By Alan Cooperman and Jim VandeHei
Washington Post Staff Writers
Tuesday, February 15, 2005; Page A01


A former White House official said yesterday that President Bush has failed to deliver on his promise to help religious groups serve the poor, the homeless and drug addicts because the administration lacks a genuine commitment to its "compassionate conservative" agenda.
David Kuo, who was deputy director of the White House Office of Faith-Based and Community Initiatives for much of Bush's first term, said in published remarks that the White House reaped political benefits from the president's promise to help religious organizations win taxpayer funding to care for "the least, the last and the lost" in the United States. But he wrote: "There was minimal senior White House commitment to the faith-based agenda."

The rest is here but I think you need to register:
http://www.washingtonpost.com/wp-dyn/articles/A24561-2005Feb14.html?referrer=email
 
Here's a link that doesn't require registration. (I deleted my cookies last week and have been trying to remember what I logged in to a lot of newspapers as. Dagnabbit).

Disagreements in Congress over how to implement the program forced the president to enact a scaled-down version through executive order.

Kuo said the administration did not push hard enough for the program, citing the failure to support a tax incentive, promised by Bush, to promote charitable giving. The measure, which by some estimates would have cost as much as $30 billion over 10 years, would have allowed taxpayers who do not itemize deductions to get a break for donations to charities.

Kuo noted that in June 2001, the charitable tax break was removed from a large tax-cut bill, replaced by a measure that primarily benefited the wealthy — the estate-tax repeal.

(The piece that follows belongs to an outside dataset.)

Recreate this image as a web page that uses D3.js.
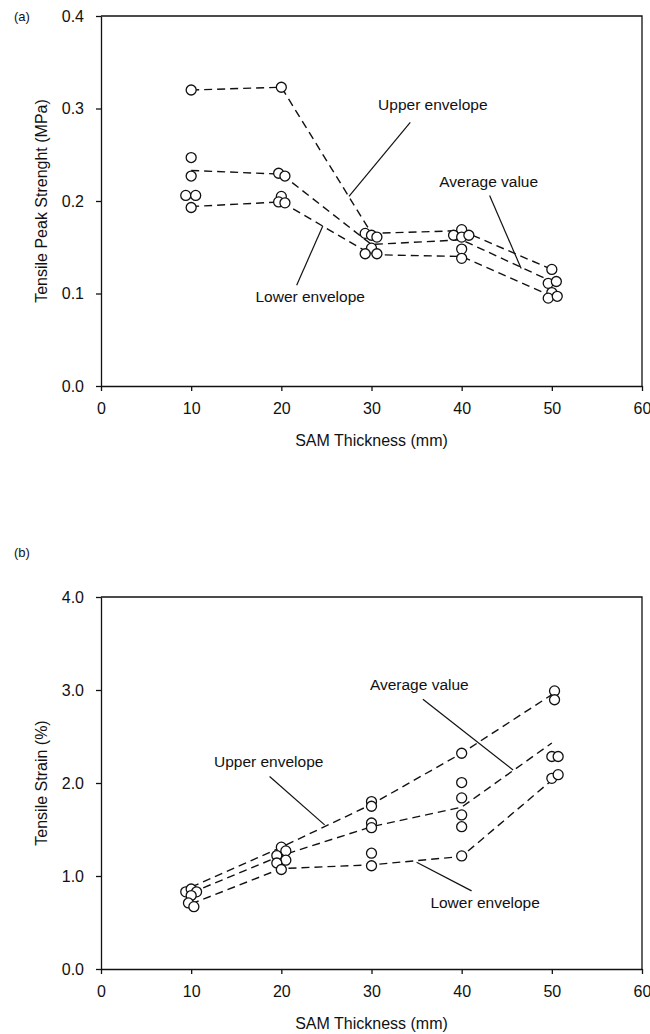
<!DOCTYPE html>
<html>
<head>
<meta charset="utf-8">
<script src="https://cdn.jsdelivr.net/npm/d3@7"></script>
<style>
  body { margin: 0; background: #fff; }
  svg { display: block; font-family: "Liberation Sans", Arial, sans-serif; }
  .axis path, .axis line { stroke: #111; stroke-width: 1.3; }
  .axis text { font-size: 16px; fill: #111; }
</style>
</head>
<body>
<svg width="650" height="1034"></svg>
<script>
// ---- data ----
var thickness = [10, 20, 30, 40, 50];
var xTicks = [0, 10, 20, 30, 40, 50, 60];

// (a) tensile peak strength, MPa
var strengthUpper = [0.320, 0.323, 0.165, 0.168, 0.126];
var strengthAvg   = [0.233, 0.229, 0.153, 0.158, 0.113];
var strengthLower = [0.194, 0.199, 0.142, 0.140, 0.097];
var strengthPtX = [10, 10, 10, 9.4, 10.5, 10,  20, 19.7, 20.4, 20, 19.7, 20.4,
                   29.3, 30, 30.6, 30, 29.3, 30.6,  40, 39.1, 40, 40.8, 40, 40,
                   50, 49.6, 50.5, 50, 49.6, 50.6];
var strengthPtY = [0.320, 0.247, 0.227, 0.206, 0.206, 0.193,  0.323, 0.230, 0.227, 0.205, 0.199, 0.198,
                   0.165, 0.163, 0.161, 0.149, 0.143, 0.143,  0.169, 0.163, 0.161, 0.163, 0.148, 0.138,
                   0.126, 0.111, 0.113, 0.101, 0.095, 0.097];
var strengthTicks = [0.0, 0.1, 0.2, 0.3, 0.4];

// (b) tensile strain, %
var strainUpper = [0.88, 1.31, 1.77, 2.32, 2.95];
var strainAvg   = [0.82, 1.22, 1.53, 1.74, 2.43];
var strainLower = [0.70, 1.08, 1.12, 1.21, 2.03];
var strainPtX = [9.4, 10, 10.6, 10, 9.7, 10.3,  20, 20.5, 19.5, 20.5, 19.5, 20,
                 30, 30, 30, 30, 30, 30,  40, 40, 40, 40, 40, 40,
                 50.3, 50.3, 50, 50.7, 50, 50.7];
var strainPtY = [0.83, 0.86, 0.83, 0.79, 0.71, 0.67,  1.31, 1.27, 1.22, 1.17, 1.14, 1.07,
                 1.80, 1.75, 1.57, 1.52, 1.245, 1.11,  2.32, 2.005, 1.84, 1.657, 1.53, 1.216,
                 2.99, 2.895, 2.285, 2.285, 2.05, 2.09];
var strainTicks = [0.0, 1.0, 2.0, 3.0, 4.0];

// annotations: [label, textX, textY, fromX, fromY, toX, toY] in data units
var strengthNotes = [
  ["Upper envelope", 36.8, 0.298, 34.3, 0.285, 27.5, 0.205],
  ["Average value", 43.0, 0.215, 43.1, 0.206, 46.6, 0.127],
  ["Lower envelope", 23.2, 0.091, 21.7, 0.109, 24.6, 0.173]
];
var strainNotes = [
  ["Upper envelope", 18.6, 2.177, 18.7, 2.07, 24.8, 1.55],
  ["Average value", 35.3, 3.00, 35.7, 2.90, 45.7, 2.14],
  ["Lower envelope", 42.6, 0.653, 35.0, 1.148, 41.1, 0.84]
];

var svg = d3.select("svg");

function panel(opt) {
  var left = 101, right = 642;
  var x = d3.scaleLinear().domain([0, 60]).range([left, right]);
  var y = d3.scaleLinear().domain([opt.yTicks[0], opt.yTicks[opt.yTicks.length - 1]]).range([opt.bottom, opt.top]);

  var g = svg.append("g");

  // frame top / right
  g.append("path")
    .attr("d", "M" + left + "," + opt.top + "H" + right + "V" + opt.bottom)
    .attr("fill", "none").attr("stroke", "#111").attr("stroke-width", 1.3);

  g.append("g").attr("class", "axis")
    .attr("transform", "translate(0," + opt.bottom + ")")
    .call(d3.axisBottom(x).tickValues(xTicks).tickFormat(d3.format("d"))
      .tickSize(5).tickSizeOuter(0).tickPadding(12));

  g.append("g").attr("class", "axis")
    .attr("transform", "translate(" + left + ",0)")
    .call(d3.axisLeft(y).tickValues(opt.yTicks).tickFormat(d3.format(".1f"))
      .tickSize(5).tickSizeOuter(0).tickPadding(12));

  g.selectAll(".axis .domain").attr("stroke-width", 1.3);

  // axis titles
  g.append("text")
    .attr("x", (left + right) / 2).attr("y", opt.bottom + 60)
    .attr("text-anchor", "middle").attr("font-size", 16).attr("fill", "#111")
    .text("SAM Thickness (mm)");
  g.append("text")
    .attr("transform", "translate(47," + (opt.top + opt.bottom) / 2 + ") rotate(-90)")
    .attr("text-anchor", "middle").attr("font-size", 16).attr("fill", "#111")
    .text(opt.yTitle);

  g.append("text")
    .attr("x", 14).attr("y", opt.top - 7 + opt.labelDy)
    .attr("font-size", 13).attr("fill", "#111")
    .text(opt.label);

  // dashed envelope lines
  var line = d3.line()
    .x(function(d) { return x(d[0]); })
    .y(function(d) { return y(d[1]); });
  opt.series.forEach(function(s) {
    g.append("path")
      .datum(d3.zip(thickness, s))
      .attr("d", line)
      .attr("fill", "none").attr("stroke", "#111")
      .attr("stroke-width", 1.4).attr("stroke-dasharray", "8,5");
  });

  // annotation pointers
  opt.notes.forEach(function(n) {
    g.append("line")
      .attr("x1", x(n[3])).attr("y1", y(n[4]))
      .attr("x2", x(n[5])).attr("y2", y(n[6]))
      .attr("stroke", "#111").attr("stroke-width", 1.2);
    g.append("text")
      .attr("x", x(n[1])).attr("y", y(n[2]))
      .attr("text-anchor", "middle").attr("font-size", 15.5).attr("fill", "#111")
      .text(n[0]);
  });

  // measured points
  g.selectAll("circle.pt")
    .data(d3.zip(opt.ptX, opt.ptY))
    .enter().append("circle")
    .attr("class", "pt")
    .attr("cx", function(d) { return x(d[0]); })
    .attr("cy", function(d) { return y(d[1]); })
    .attr("r", 5)
    .attr("fill", "#fff").attr("stroke", "#111").attr("stroke-width", 1.3);
}

panel({
  top: 16, bottom: 386, label: "(a)", labelDy: 12,
  yTicks: strengthTicks, yTitle: "Tensile Peak Strenght (MPa)",
  series: [strengthUpper, strengthAvg, strengthLower],
  ptX: strengthPtX, ptY: strengthPtY, notes: strengthNotes
});

panel({
  top: 597, bottom: 969, label: "(b)", labelDy: -33,
  yTicks: strainTicks, yTitle: "Tensile Strain (%)",
  series: [strainUpper, strainAvg, strainLower],
  ptX: strainPtX, ptY: strainPtY, notes: strainNotes
});
</script>
</body>
</html>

My favorite part of the article:
The essay echoes sentiments of another former White House official, John J. DiIulio Jr., the first director of the Office of Faith-Based and Community Initiatives. He resigned in August 2001 after seven months on the job, and was subsequently quoted in Esquire magazine as saying that the White House was run by "Mayberry Machiavellians" who sometimes put politics ahead of other causes.

There already have been lawsuits against this whole "Faith-Based Initiative"(F-BI) malarky. I've got huge issues with the government sponsoring, supporting, entwining itself, etc with any religious organization. It's a mess and is/could be unconstitutional. The F-BI is unconstitutional and hopefully will be shown as such via the court systems. (The problem being that these companies/churches are given benefits while at the same time, are free to have discriminatory hiring practices that are illegal. Not hiring minorities, women, et al. ) Hopefully this program will go down in flames.